Even in the realm of animation, the machine was a source of dread. In Felix Goes West (1924), the train is a relentless, unthinking force. Felix the Cat is chased by a bear, but the environment itself—the tracks, the locomotives, the sheer speed of the westward expansion—is the true antagonist. The humor comes from the way the machine ignores human (or feline) logic. It is a recurring theme in the 'cult of the loser-hero': the individual trying to navigate a world that has been standardized for the benefit of the engine. The slapstick of the 1920s wasn't just about falling down; it was about the humiliation of being outpaced by a piston.
Here is where I break from the traditional film history 'respect' for these works. First, I would argue that Chyortovo koleso is a far more effective piece of noir than almost anything produced in the 1940s. While 40s noir relied on shadows and cynical dialogue, the Soviet silent era used the camera as a weapon of class consciousness and existential dread. The sailor in The Devil’s Wheel isn't just a victim of a 'femme fatale'; he is a victim of a societal centrifuge. The fairground is the ultimate trap because it promises an escape that is actually a deeper form of enslavement. We’ve softened the edges of this film over time, calling it 'experimental,' but it’s actually a brutal critique of the lie of urban leisure.

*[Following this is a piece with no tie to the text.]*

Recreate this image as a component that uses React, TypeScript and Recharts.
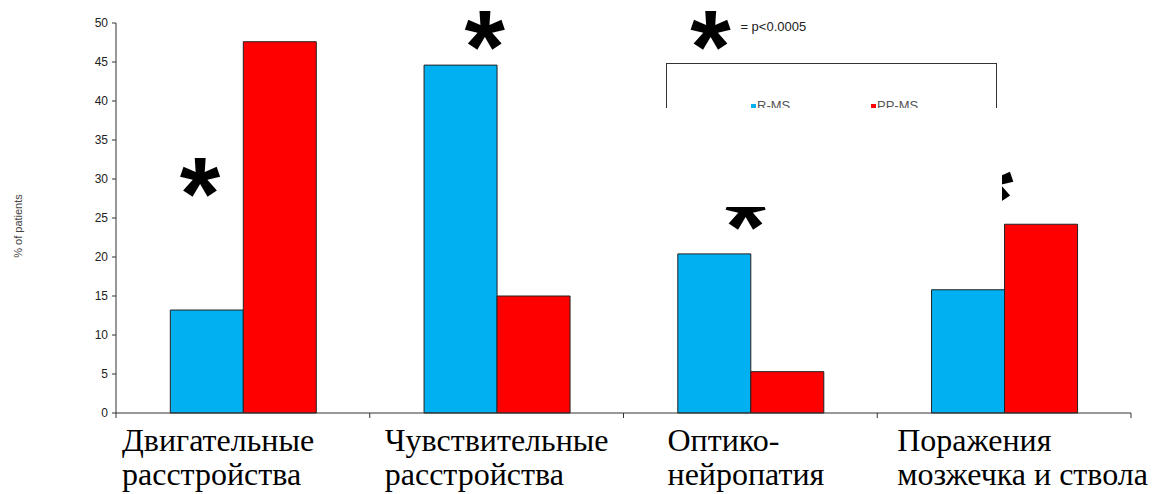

Second, I contend that the 'educational' framing of films like Mieres del Camino is a form of industrial gaslighting. These films were often funded or supported by the very entities they depicted, using the 'majesty' of the machine to hide the reality of the laborers. The cult fascination we have today with 'industrial ruins' or 'rust-belt aesthetics' is a direct descendant of this visual manipulation. We are trained to look at the furnace and see 'art' rather than seeing the fire that consumed the worker's life. The silent era didn't just invent the visual language of the machine; it invented the way we romanticize our own obsolescence.
If you want to understand why we are so obsessed with AI or the singularity today, look at La dixième symphonie (The Tenth Symphony, 1918). While it’s a story about a composer, the way Abel Gance shoots the obsession with creation is purely mechanical. The 'symphony' is a machine that the composer, Enrid Damor, cannot control. It consumes his relationships and his sanity. The obsession with the 'perfect output' is the same drive that leads to the sterile, frightening world of modern tech-fetishism. Damor is the first programmer, trying to write a code (the music) that will live forever, only to find that the process destroys the living.
The silent era's industrial films are not 'charming' precursors to modern cinema. They are the site of an original sin. They documented the moment we traded the organic for the mechanical and found that the machine had no intention of being a fair partner. From the spinning lights of Chyortovo koleso to the white-hot steel of Mieres del Camino, the message is the same: the gears are turning, and you are just the lubricant. We don't watch these films to see how far we've come; we watch them to see how long we've been trapped in the same engine.